Estimate Your PAYE Take-Home Pay
Use this quick UK PAYE calculator to estimate income tax, National Insurance, student loan deductions, and net pay.
How this HMRC PAYE calculator helps
If you want a fast estimate of your take-home pay in the UK, this HMRC PAYE calculator gives you a clear breakdown in seconds. Enter your salary, tax code, pension percentage, and student loan plan, and it returns an estimated annual, monthly, or weekly net pay figure.
This tool is useful when you are:
- Comparing job offers
- Checking whether your payslip looks right
- Planning pension contributions
- Estimating the impact of bonuses
- Budgeting before a pay rise
What the calculator includes
1) Income Tax (PAYE)
The calculator estimates tax based on your entered tax code and applies standard UK PAYE rates (basic, higher, additional). It also handles common emergency/special style codes such as BR, D0, D1, K-codes, and NT.

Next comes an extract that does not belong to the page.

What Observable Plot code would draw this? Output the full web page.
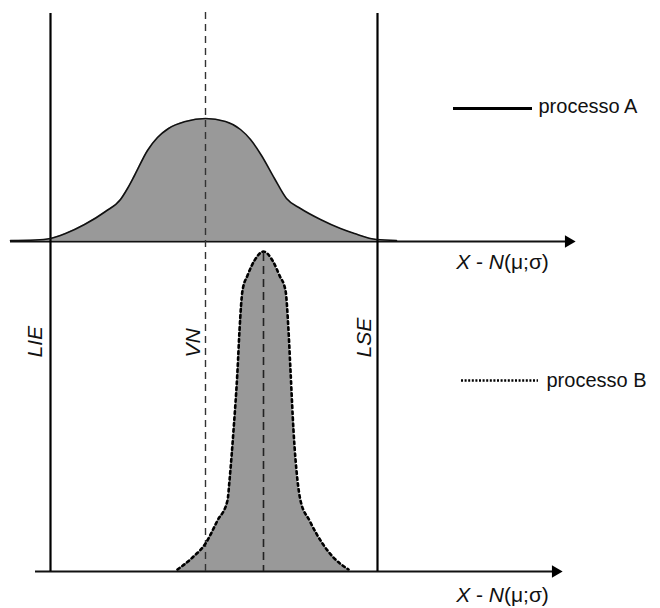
<!DOCTYPE html>
<html>
<head>
<meta charset="utf-8">
<script src="https://cdn.jsdelivr.net/npm/d3@7"></script>
<script src="https://cdn.jsdelivr.net/npm/@observablehq/plot@0.6"></script>
<style>
  html, body { margin: 0; padding: 0; background: #fff; }
  #chart svg { display: block; }
</style>
</head>
<body>
<div id="chart"></div>
<script>
// ---- Data (screen-like units) ----
// Process A curve (wide bell), baseline = upper axis
const curveAX = [10, 35, 50, 65, 84, 105, 120, 127, 134, 147, 157, 168, 185, 205, 225, 240, 250, 261, 274, 286, 300, 320, 340, 354, 376, 396];
const curveAY = [240, 239.5, 238, 233, 224, 211, 199, 188, 175, 150, 137, 128, 121, 118, 121, 129, 139, 155, 178, 198, 208, 219, 228, 233, 239, 240];
// Process B curve (narrow bell), baseline = lower axis
const curveBX = [177, 192, 205, 217, 227, 229, 233, 237, 239, 242, 247, 254, 263, 272, 279, 285, 288, 290, 293, 297, 300, 309, 322, 333, 348];
const curveBY = [569, 557, 543, 520, 500, 480, 430, 370, 330, 290, 275, 260, 251, 260, 275, 290, 330, 370, 430, 480, 500, 520, 543, 557, 569];

const limitLabels = ["LIE", "LSE"];
const limitValues = [50, 377];
const nominalLabel = "VN";
const nominalValue = 205;
const meanB = 263;
const peakB = 251;

const axisLabel = "X - N(μ;σ)";
const axisYs = [241, 571];
const axisStarts = [10, 35];
const axisEnds = [575, 562];

const legendLabels = ["processo A", "processo B"];

// ---- Build tables ----
const dataA = curveAX.map((x, i) => ({x, y: curveAY[i]}));
const dataB = curveBX.map((x, i) => ({x, y: curveBY[i]}));
const axes = axisYs.map((y, i) => ({y, x1: axisStarts[i], x2: axisEnds[i], dy: i === 0 ? 21 : 24}));
const limits = limitLabels.map((label, i) => ({label, x: limitValues[i]}));
const verticalLabels = [
  {label: limitLabels[0], x: limitValues[0] - 15},
  {label: nominalLabel, x: nominalValue - 12},
  {label: limitLabels[1], x: limitValues[1] - 13}
];
const legendA = [{label: legendLabels[0], x1: 453, x2: 532, y: 108}];
const legendB = [{label: legendLabels[1], x1: 461, x2: 538, y: 380}];

const font = "'Liberation Sans', Arial, Helvetica, sans-serif";

const plot = Plot.plot({
  width: 660,
  height: 608,
  margin: 0,
  x: {domain: [0, 660], axis: null},
  y: {domain: [0, 608], range: [0, 608], axis: null},
  style: {fontFamily: font, background: "white", overflow: "visible"},
  marks: [
    // fills
    Plot.areaY(dataA, {x: "x", y1: axisYs[0] - 1, y2: "y", fill: "#999999", curve: "monotone-x"}),
    Plot.areaY(dataB, {x: "x", y1: axisYs[1], y2: "y", fill: "#999999", curve: "monotone-x"}),
    // axes lines + arrow heads
    Plot.ruleY(axes, {y: "y", x1: "x1", x2: d => d.x2 - 6, stroke: "#111", strokeWidth: 2}),
    Plot.dot(axes, {x: d => d.x2 - 7, y: "y", symbol: "triangle", r: 4.6, fill: "#000", stroke: "none", rotate: 90}),
    // spec limits
    Plot.ruleX(limits, {x: "x", y1: 13, y2: axisYs[1], stroke: "#000", strokeWidth: 2.2}),
    // nominal value (dashed)
    Plot.ruleX([nominalValue], {x: d => d, y1: 12, y2: axisYs[1], stroke: "#333", strokeWidth: 1.4, strokeDasharray: "7,5"}),
    // mean of B (dashed)
    Plot.ruleX([meanB], {x: d => d, y1: peakB + 2, y2: axisYs[1], stroke: "#222", strokeWidth: 1.6, strokeDasharray: "8,5"}),
    // curves
    Plot.line(dataA, {x: "x", y: "y", stroke: "#111", strokeWidth: 1.6, curve: "monotone-x"}),
    Plot.line(dataB, {x: "x", y: "y", stroke: "#000", strokeWidth: 2.6, strokeDasharray: "2.6,3.4", curve: "monotone-x"}),
    // vertical labels
    Plot.text(verticalLabels, {x: "x", y: 357, text: "label", rotate: -90, textAnchor: "start", lineAnchor: "middle", fontSize: 21, fontStyle: "italic", fill: "#111"}),
    // axis labels
    Plot.text(axes, {x: 502, y: d => d.y + d.dy, text: () => axisLabel, textAnchor: "middle", lineAnchor: "middle", fontSize: 21, fill: "#111"}),
    // legend
    Plot.ruleY(legendA, {y: "y", x1: "x1", x2: "x2", stroke: "#000", strokeWidth: 3}),
    Plot.ruleY(legendB, {y: "y", x1: "x1", x2: "x2", stroke: "#000", strokeWidth: 2.5, strokeDasharray: "2,1.6"}),
    Plot.text(legendA, {x: d => d.x2 + 6, y: d => d.y - 2, text: "label", textAnchor: "start", lineAnchor: "middle", fontSize: 20, fill: "#111"}),
    Plot.text(legendB, {x: d => d.x2 + 8, y: "y", text: "label", textAnchor: "start", lineAnchor: "middle", fontSize: 20, fill: "#111"})
  ]
});

// Italicize X and N in axis labels
d3.select(plot).selectAll("text").each(function() {
  const t = d3.select(this);
  if (t.text() === axisLabel) {
    t.text(null);
    t.append("tspan").attr("font-style", "italic").text("X");
    t.append("tspan").text(" - ");
    t.append("tspan").attr("font-style", "italic").text("N");
    t.append("tspan").text("(μ;σ)");
  }
});

document.getElementById("chart").appendChild(plot);
</script>
</body>
</html>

2) National Insurance (Class 1 employee)
NI is estimated using annual thresholds and rates. For most employees, NI is charged at a main rate up to the upper threshold and a lower rate above that.

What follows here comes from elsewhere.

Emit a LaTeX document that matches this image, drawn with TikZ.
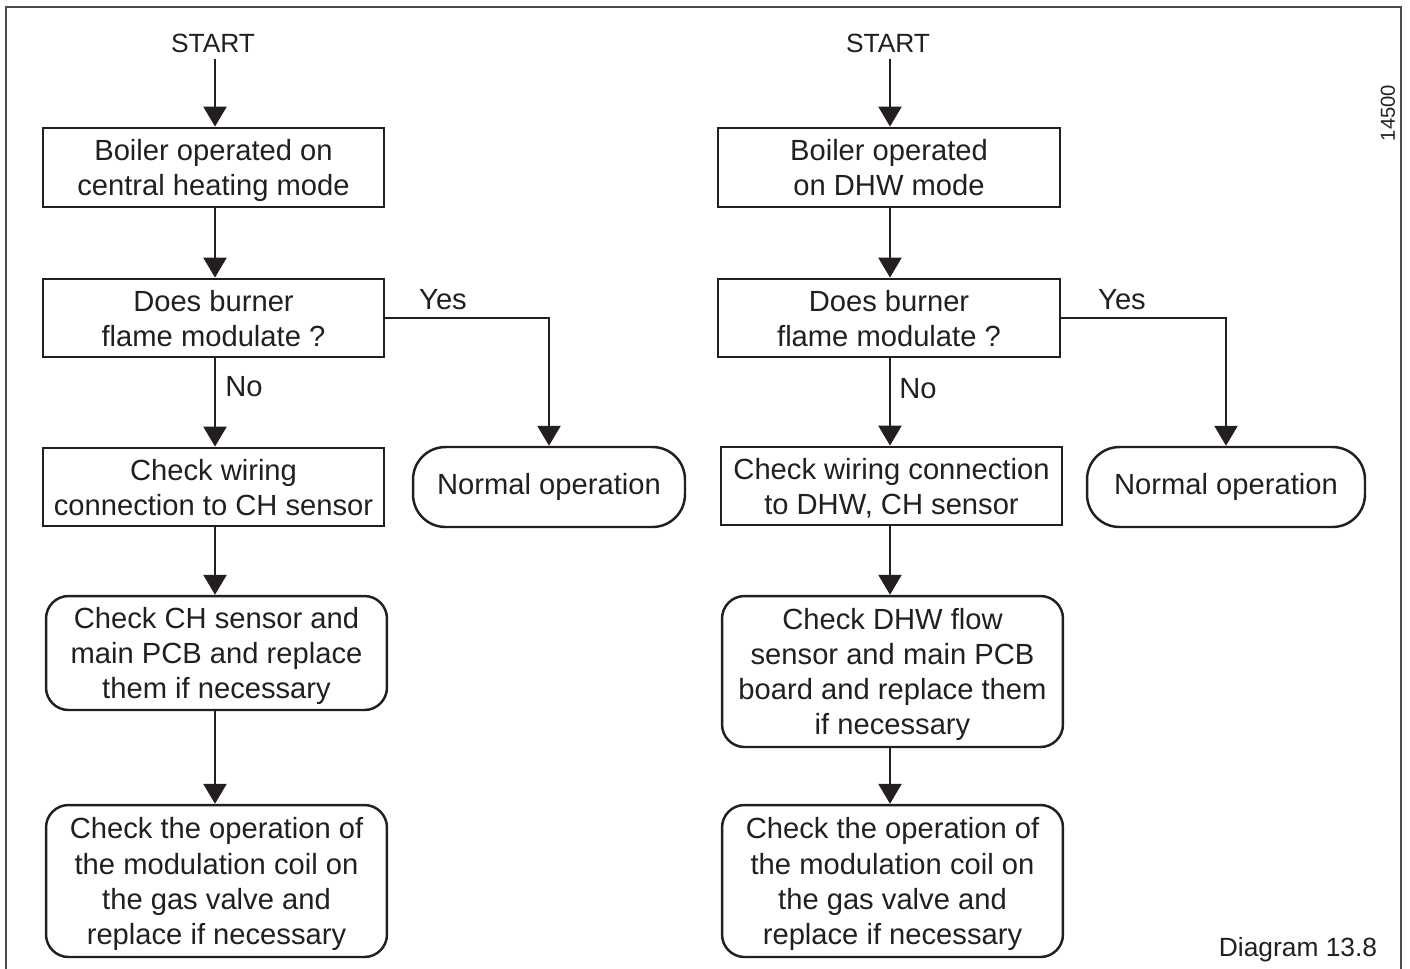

3) Student Loan Repayments
You can select Plan 1, Plan 2, Plan 4, Plan 5, or Postgraduate Loan. The calculator applies the relevant threshold and repayment percentage to estimate annual deductions.
4) Pension via salary sacrifice
If you contribute a percentage through salary sacrifice, this calculator reduces taxable/NI earnings first, then calculates deductions from the reduced figure.
Tax code basics (quick guide)
- 1257L – standard personal allowance for many people.
- BR – all income taxed at basic rate (20%).
- D0 – all income taxed at higher rate (40%).
- D1 – all income taxed at additional rate (45%).
- K codes – reduce allowance (or create negative allowance).
- NT – no tax deducted.
If your code looks unusual, check your HMRC Personal Tax Account or latest notice of coding.
Important notes and limitations
This is an estimate calculator, not an official HMRC payroll engine. Real payslips can differ because of:
- Cumulative PAYE adjustments
- Irregular pay periods and one-off payments
- Benefits in kind, company car tax, or other deductions
- Marriage Allowance transfers
- Scottish or Welsh regional tax differences
Use this for planning and comparison, then confirm exact amounts with your payroll team or HMRC.
How to increase your net pay (legally)
Review your tax code
A wrong code can cause overpayment. Even small monthly errors can add up over a year.
Use pension contributions strategically
Salary sacrifice can lower both income tax and NI while increasing retirement savings.
Plan bonuses carefully
A large bonus can push part of your income into a higher tax band. Planning pension contributions around bonus periods can improve efficiency.
FAQ
Is this an official HMRC tool?
No. It is an independent estimator designed to mirror common PAYE logic for practical planning.
Can I use this for self-employment?
Not directly. PAYE is for employees; self-employed tax is usually calculated through Self Assessment.
Why is my payslip slightly different?
Your payroll software may apply period-by-period rounding and cumulative adjustments that an annual estimate does not fully replicate.